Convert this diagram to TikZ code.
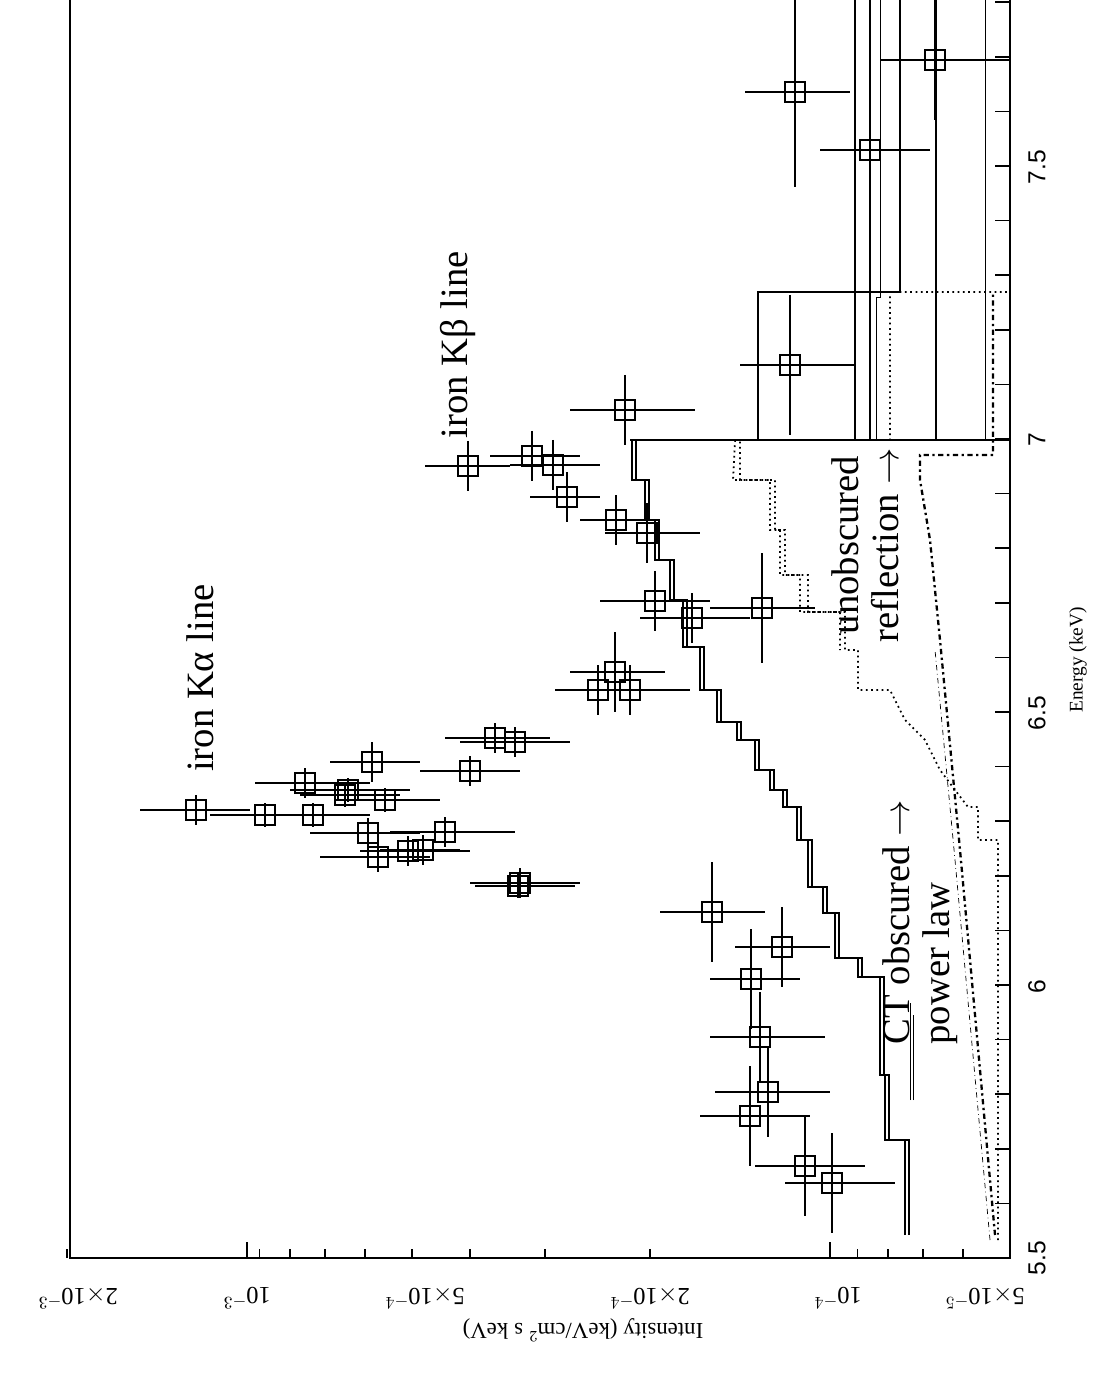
\documentclass[tikz,border=0pt]{standalone}
\usepackage{fontspec}
\setmainfont{Liberation Serif}
\setsansfont{Liberation Sans}
\usepackage{amsmath}
\tikzset{
	errbar/.style = {line width = 1.1pt},
	model/.style = {line width = 1.1pt},
	refl/.style = {line width = 1pt, dotted},
	plaw/.style = {line width = 1.3pt, dash dot},
	lbl/.style = {font = \fontsize{22}{23}\selectfont, rotate = 90, align = left, inner sep = 0pt}
}
\begin{document}
\begin{tikzpicture}[x = 0.02cm, y = -0.02cm]
	\useasboundingbox (0, 0) rectangle (1096, 1381);
	% frame
	\draw[line width = 1.2pt] (70, 0) -- (70, 1258) -- (1010, 1258) -- (1010, 0);
	% energy ticks
	\foreach \y in {0, ..., 23}
	\draw[line width = 1pt] (1010, 1258 - 54.6 * \y) -- (995, 1258 - 54.6 * \y);
	\foreach \e/\y in {5.5/1258, 6/987, 6.5/713, 7/440, 7.5/167}
	\node[rotate = 90, font = \sffamily\fontsize{14}{15}\selectfont] (e\y) at (1037, \y) {\e};
	\node[rotate = 90, font = \fontsize{11}{12}\selectfont] (elabel) at (1078, 660) {Energy (keV)};
	% intensity ticks
	\foreach \x in {247, 830}
	\draw[line width = 1pt] (\x, 1258) -- (\x, 1242);
	\foreach \k in {2, ..., 9}
	{
		\draw[line width = 1pt] ({830 - log10(\k) * 598}, 1258) -- ({830 - log10(\k) * 598}, 1249);
		\draw[line width = 1pt] ({247 - log10(\k) * 598}, 1258) -- ({247 - log10(\k) * 598}, 1249);
	}
	\foreach \k in {6, ..., 9}
	\draw[line width = 1pt] ({1010 - log10(\k / 5) * 598}, 1258) -- ({1010 - log10(\k / 5) * 598}, 1249);
	\foreach \t/\x in {5$\times$10$^{-5}$/985, 10$^{-4}$/838, 2$\times$10$^{-4}$/650, 5$\times$10$^{-4}$/425, 10$^{-3}$/247, 2$\times$10$^{-3}$/78}
	\node[rotate = 180, font = \fontsize{14}{15}\selectfont] at (\x, 1298) {\t};
	\node[rotate = 180, font = \fontsize{13}{14}\selectfont] (ilabel) at (583, 1330) {Intensity (keV/cm$^{2}$ s keV)};
	
	% model above 7 keV
	\draw[model] (630, 440) -- (1010, 440);
	\draw[model] (758, 440) -- (758, 292) -- (900, 292) -- (900, 0);
	\foreach \x in {855, 870, 936}
	\draw[model] (\x, 440) -- (\x, 0);
	\draw[thin] (876, 440) -- (876, 297) -- (880, 297) -- (880, 0);
	\draw[thin] (985, 440) -- (985, 0);
	
	% total model
	\foreach \d in {0, 4}
	\draw[model, xshift = \d * 0.02cm] (905, 1235) -- (905, 1140) -- (885, 1140) -- (885, 1075) -- (880, 1075) -- (880, 977) -- (858, 977) -- (858, 958) -- (835, 958) -- (835, 913) -- (823, 913) -- (823, 887) -- (808, 887) -- (808, 840) -- (797, 840) -- (797, 807) -- (783, 807) -- (783, 790) -- (770, 790) -- (770, 770) -- (755, 770) -- (755, 740) -- (737, 740) -- (737, 722) -- (717, 722) -- (717, 690) -- (700, 690) -- (700, 647) -- (683, 647) -- (683, 600) -- (670, 600) -- (670, 560) -- (655, 560) -- (655, 520) -- (645, 520) -- (645, 480) -- (632, 480) -- (632, 440);
	\draw[thin] (910, 1100) -- (910, 1003);
	\draw[thin] (913, 1100) -- (913, 1015);
	
	% reflection
	\draw[refl] (998, 1240) -- (998, 840) -- (978, 840) -- (978, 807) -- (968, 807) -- (955, 790) -- (940, 770) -- (925, 740) -- (905, 720) -- (890, 690) -- (858, 690) -- (858, 650) -- (845, 650) -- (845, 612) -- (808, 612) -- (808, 575) -- (785, 575) -- (785, 530) -- (775, 530) -- (775, 480) -- (740, 480) -- (740, 440) -- (890, 440) -- (890, 292) -- (1010, 292);
	\draw[refl] (735, 440) -- (733, 480) -- (770, 480) -- (770, 530) -- (780, 530) -- (780, 575) -- (800, 575) -- (800, 612) -- (840, 612) -- (840, 650);
	
	% power law
	\draw[plaw] (995, 1235) -- (960, 850) -- (940, 640) -- (930, 540) -- (920, 480) -- (920, 455) -- (993, 455) -- (993, 292);
	\draw[thin, dash dot] (990, 1240) -- (955, 860) -- (935, 650);
	
	% data
	\foreach \x/\y/\a/\b/\h in {196/810/140/250/15, 265/815/210/320/12, 313/815/260/370/12, 305/783/255/370/15, 372/762/330/420/20, 348/790/290/410/12, 345/795/300/400/12, 385/800/335/440/12, 368/833/310/420/15, 378/857/320/430/15, 408/851/360/470/15, 423/850/380/460/15, 445/832/390/515/15, 470/771/420/520/15, 495/738/445/550/15, 515/742/460/570/15, 520/883/470/580/15, 518/886/475/575/12, 598/690/555/640/25, 615/672/570/665/40, 630/690/580/690/25, 655/601/600/710/30, 692/618/640/750/25, 762/608/710/815/55, 647/533/605/700/30, 616/520/580/660/25, 567/497/530/600/25, 553/465/510/600/25, 532/456/490/580/25, 468/466/425/510/25, 625/410/570/695/35, 712/912/660/765/50, 782/947/735/830/40, 751/979/710/800/50, 760/1037/710/825/45, 768/1092/715/830/45, 750/1116/700/810/50, 805/1166/755/865/50, 832/1183/785/895/50, 790/365/740/855/70, 795/92/745/850/95, 870/150/820/930/60, 935/60/880/1010/60}
	{
		\draw[errbar] (\a, \y) -- (\b, \y);
		\draw[errbar] (\x, \y - \h) -- (\x, \y + \h);
		\draw[line width = 1pt] (\x - 10, \y - 10) rectangle (\x + 10, \y + 10);
	}
	
	% labels
	\node[lbl] (kalpha) at (200, 678) {iron Kα line};
	\node[lbl] (kbeta) at (458, 345) {iron Kβ line};
	\node[lbl, align = center] (refltxt) at (865, 545) {unobscured\\reflection $\rightarrow$};
	\node[lbl, align = left] (plawtxt) at (920, 922) {CT obscured $\rightarrow$\\power law};
\end{tikzpicture}
\end{document}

**Do this:** Go through the listing above and write it out again exactly, dropping the pictures.

**Task result:**
Convert this diagram to TikZ code.
\documentclass[tikz,border=0pt]{standalone}
\usepackage{fontspec}
\setmainfont{Liberation Serif}
\setsansfont{Liberation Sans}
\usepackage{amsmath}
\tikzset{
	errbar/.style = {line width = 1.1pt},
	model/.style = {line width = 1.1pt},
	refl/.style = {line width = 1pt, dotted},
	plaw/.style = {line width = 1.3pt, dash dot},
	lbl/.style = {font = \fontsize{22}{23}\selectfont, rotate = 90, align = left, inner sep = 0pt}
}
\begin{document}
\begin{tikzpicture}[x = 0.02cm, y = -0.02cm]
	\useasboundingbox (0, 0) rectangle (1096, 1381);
	% frame
	\draw[line width = 1.2pt] (70, 0) -- (70, 1258) -- (1010, 1258) -- (1010, 0);
	% energy ticks
	\foreach \y in {0, ..., 23}
	\draw[line width = 1pt] (1010, 1258 - 54.6 * \y) -- (995, 1258 - 54.6 * \y);
	\foreach \e/\y in {5.5/1258, 6/987, 6.5/713, 7/440, 7.5/167}
	\node[rotate = 90, font = \sffamily\fontsize{14}{15}\selectfont] (e\y) at (1037, \y) {\e};
	\node[rotate = 90, font = \fontsize{11}{12}\selectfont] (elabel) at (1078, 660) {Energy (keV)};
	% intensity ticks
	\foreach \x in {247, 830}
	\draw[line width = 1pt] (\x, 1258) -- (\x, 1242);
	\foreach \k in {2, ..., 9}
	{
		\draw[line width = 1pt] ({830 - log10(\k) * 598}, 1258) -- ({830 - log10(\k) * 598}, 1249);
		\draw[line width = 1pt] ({247 - log10(\k) * 598}, 1258) -- ({247 - log10(\k) * 598}, 1249);
	}
	\foreach \k in {6, ..., 9}
	\draw[line width = 1pt] ({1010 - log10(\k / 5) * 598}, 1258) -- ({1010 - log10(\k / 5) * 598}, 1249);
	\foreach \t/\x in {5$\times$10$^{-5}$/985, 10$^{-4}$/838, 2$\times$10$^{-4}$/650, 5$\times$10$^{-4}$/425, 10$^{-3}$/247, 2$\times$10$^{-3}$/78}
	\node[rotate = 180, font = \fontsize{14}{15}\selectfont] at (\x, 1298) {\t};
	\node[rotate = 180, font = \fontsize{13}{14}\selectfont] (ilabel) at (583, 1330) {Intensity (keV/cm$^{2}$ s keV)};
	
	% model above 7 keV
	\draw[model] (630, 440) -- (1010, 440);
	\draw[model] (758, 440) -- (758, 292) -- (900, 292) -- (900, 0);
	\foreach \x in {855, 870, 936}
	\draw[model] (\x, 440) -- (\x, 0);
	\draw[thin] (876, 440) -- (876, 297) -- (880, 297) -- (880, 0);
	\draw[thin] (985, 440) -- (985, 0);
	
	% total model
	\foreach \d in {0, 4}
	\draw[model, xshift = \d * 0.02cm] (905, 1235) -- (905, 1140) -- (885, 1140) -- (885, 1075) -- (880, 1075) -- (880, 977) -- (858, 977) -- (858, 958) -- (835, 958) -- (835, 913) -- (823, 913) -- (823, 887) -- (808, 887) -- (808, 840) -- (797, 840) -- (797, 807) -- (783, 807) -- (783, 790) -- (770, 790) -- (770, 770) -- (755, 770) -- (755, 740) -- (737, 740) -- (737, 722) -- (717, 722) -- (717, 690) -- (700, 690) -- (700, 647) -- (683, 647) -- (683, 600) -- (670, 600) -- (670, 560) -- (655, 560) -- (655, 520) -- (645, 520) -- (645, 480) -- (632, 480) -- (632, 440);
	\draw[thin] (910, 1100) -- (910, 1003);
	\draw[thin] (913, 1100) -- (913, 1015);
	
	% reflection
	\draw[refl] (998, 1240) -- (998, 840) -- (978, 840) -- (978, 807) -- (968, 807) -- (955, 790) -- (940, 770) -- (925, 740) -- (905, 720) -- (890, 690) -- (858, 690) -- (858, 650) -- (845, 650) -- (845, 612) -- (808, 612) -- (808, 575) -- (785, 575) -- (785, 530) -- (775, 530) -- (775, 480) -- (740, 480) -- (740, 440) -- (890, 440) -- (890, 292) -- (1010, 292);
	\draw[refl] (735, 440) -- (733, 480) -- (770, 480) -- (770, 530) -- (780, 530) -- (780, 575) -- (800, 575) -- (800, 612) -- (840, 612) -- (840, 650);
	
	% power law
	\draw[plaw] (995, 1235) -- (960, 850) -- (940, 640) -- (930, 540) -- (920, 480) -- (920, 455) -- (993, 455) -- (993, 292);
	\draw[thin, dash dot] (990, 1240) -- (955, 860) -- (935, 650);
	
	% data
	\foreach \x/\y/\a/\b/\h in {196/810/140/250/15, 265/815/210/320/12, 313/815/260/370/12, 305/783/255/370/15, 372/762/330/420/20, 348/790/290/410/12, 345/795/300/400/12, 385/800/335/440/12, 368/833/310/420/15, 378/857/320/430/15, 408/851/360/470/15, 423/850/380/460/15, 445/832/390/515/15, 470/771/420/520/15, 495/738/445/550/15, 515/742/460/570/15, 520/883/470/580/15, 518/886/475/575/12, 598/690/555/640/25, 615/672/570/665/40, 630/690/580/690/25, 655/601/600/710/30, 692/618/640/750/25, 762/608/710/815/55, 647/533/605/700/30, 616/520/580/660/25, 567/497/530/600/25, 553/465/510/600/25, 532/456/490/580/25, 468/466/425/510/25, 625/410/570/695/35, 712/912/660/765/50, 782/947/735/830/40, 751/979/710/800/50, 760/1037/710/825/45, 768/1092/715/830/45, 750/1116/700/810/50, 805/1166/755/865/50, 832/1183/785/895/50, 790/365/740/855/70, 795/92/745/850/95, 870/150/820/930/60, 935/60/880/1010/60}
	{
		\draw[errbar] (\a, \y) -- (\b, \y);
		\draw[errbar] (\x, \y - \h) -- (\x, \y + \h);
		\draw[line width = 1pt] (\x - 10, \y - 10) rectangle (\x + 10, \y + 10);
	}
	
	% labels
	\node[lbl] (kalpha) at (200, 678) {iron Kα line};
	\node[lbl] (kbeta) at (458, 345) {iron Kβ line};
	\node[lbl, align = center] (refltxt) at (865, 545) {unobscured\\reflection $\rightarrow$};
	\node[lbl, align = left] (plawtxt) at (920, 922) {CT obscured $\rightarrow$\\power law};
\end{tikzpicture}
\end{document}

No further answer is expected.